Socheata Heng, dona de uma pousada nos arredores de Siem Reap, lembra das enchentes de 2011 — a pior da província em 50 anos.
“Causou muitos estragos”, diz ela.
“Plantações foram destruídas, comunidades tiveram que ser retiradas de suas casas, e a água entrou na minha pousada.

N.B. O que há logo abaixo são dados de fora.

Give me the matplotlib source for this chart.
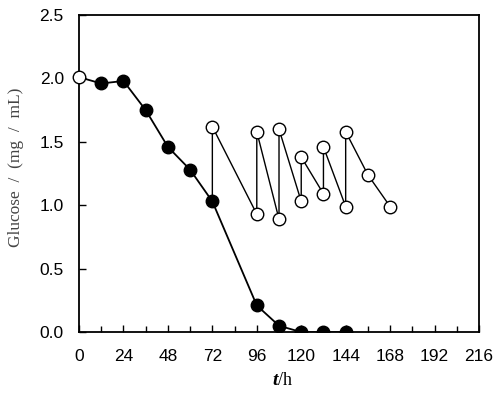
import matplotlib
matplotlib.use("Agg")
import matplotlib.pyplot as plt
from matplotlib.ticker import MultipleLocator

# Batch culture (filled)
batch_t = [0, 12, 24, 36, 48, 60, 72, 96, 108, 120, 132, 144]
batch_g = [2.01, 1.96, 1.98, 1.75, 1.46, 1.28, 1.03, 0.21, 0.05, 0.0, 0.0, 0.0]

# Fed-batch (open), starts from batch point at 72 h
fed_t = [72, 72, 96, 96, 108, 108, 120, 120, 132, 132, 144, 144, 156, 168]
fed_g = [1.03, 1.62, 0.93, 1.58, 0.89, 1.60, 1.03, 1.38, 1.09, 1.46, 0.99, 1.58, 1.24, 0.99]

xticks = [0, 24, 48, 72, 96, 120, 144, 168, 192, 216]
yticks = [0.0, 0.5, 1.0, 1.5, 2.0, 2.5]

fig = plt.figure(figsize=(4.94, 4.11), dpi=100)
ax = fig.add_axes([0.16, 0.192, 0.8096, 0.7715])

ax.plot(fed_t, fed_g, color="black", lw=1.0, zorder=2)
ax.plot(fed_t[1:], fed_g[1:], "o", ms=9, mfc="white", mec="black", mew=1.0, zorder=3)
ax.plot(batch_t, batch_g, color="black", lw=1.3, zorder=2)
ax.plot(batch_t[1:], batch_g[1:], "o", ms=9, mfc="black", mec="black", zorder=4)
ax.plot(batch_t[:1], batch_g[:1], "o", ms=9, mfc="white", mec="black", mew=1.0, zorder=4, clip_on=False)

ax.set_xlim(0, 216)
ax.set_ylim(0, 2.5)
ax.set_xticks(xticks)
ax.set_yticks(yticks)
ax.set_yticklabels([f"{v:.1f}" for v in yticks])
ax.xaxis.set_minor_locator(MultipleLocator(12))
ax.tick_params(which="both", direction="in", labelsize=12.5, width=1.0)
ax.tick_params(which="major", length=5)
ax.tick_params(which="minor", length=4)
ax.tick_params(axis="x", pad=12)
ax.tick_params(axis="y", pad=11)
for lab in ax.get_xticklabels() + ax.get_yticklabels():
    lab.set_fontfamily("Liberation Sans")
for s in ax.spines.values():
    s.set_linewidth(1.3)

ax.set_ylabel("Glucose  /  (mg  /  mL)", fontfamily="Liberation Serif", fontsize=12.5, color="#444444")
ax.yaxis.set_label_coords(-0.137, 0.52)
fig.text(0.5625, 0.075, "t", fontfamily="Liberation Serif", fontstyle="italic", fontweight="bold", fontsize=14, ha="right", va="center")
fig.text(0.5625, 0.075, "/h", fontfamily="Liberation Serif", fontsize=13, ha="left", va="center")

fig.savefig("out.png", dpi=100)
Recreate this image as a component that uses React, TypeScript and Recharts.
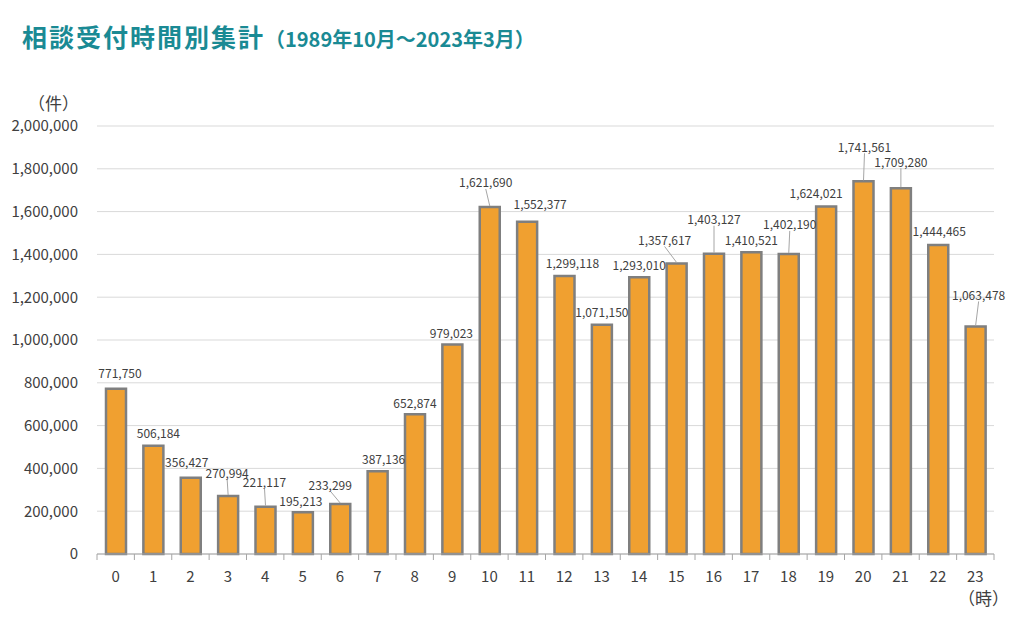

Foi devastador.”
Liderado pela Autoridade Nacional APSARA, responsável pela proteção do Parque Arqueológico de Angkor, o projeto de restauração renovou muitos dos barays e vias fluviais do sistema hidráulico, incluindo o fosso de 12 km de Angkor Thom, o West Baray e a bacia real do século 10, Srah Srang.
Estes esforços ajudaram a combater a escassez de água provocada pelo forte aumento de turistas e também a prevenir as graves inundações sofridas em toda a província entre 2009 e 2011.
Isso significa que hoje, o vasto sistema que remonta a séculos continua a matar a sede de Siem Reap, fornecendo um abastecimento constante de água, evitando inundações devastadoras e oferecendo as fundações que manterão os templos sagrados de Angkor estáveis no futuro.
“A renovação dos barays e dos sistemas hídricos fornecem água para irrigação, então eles se tornaram parte da paisagem agrária de hoje, ao mesmo tempo que ajudam a estabilizar os templos”, diz Evans.
“É realmente incrível que este sistema de gerenciamento de recursos hídricos ainda esteja a serviço de Siem Reap.”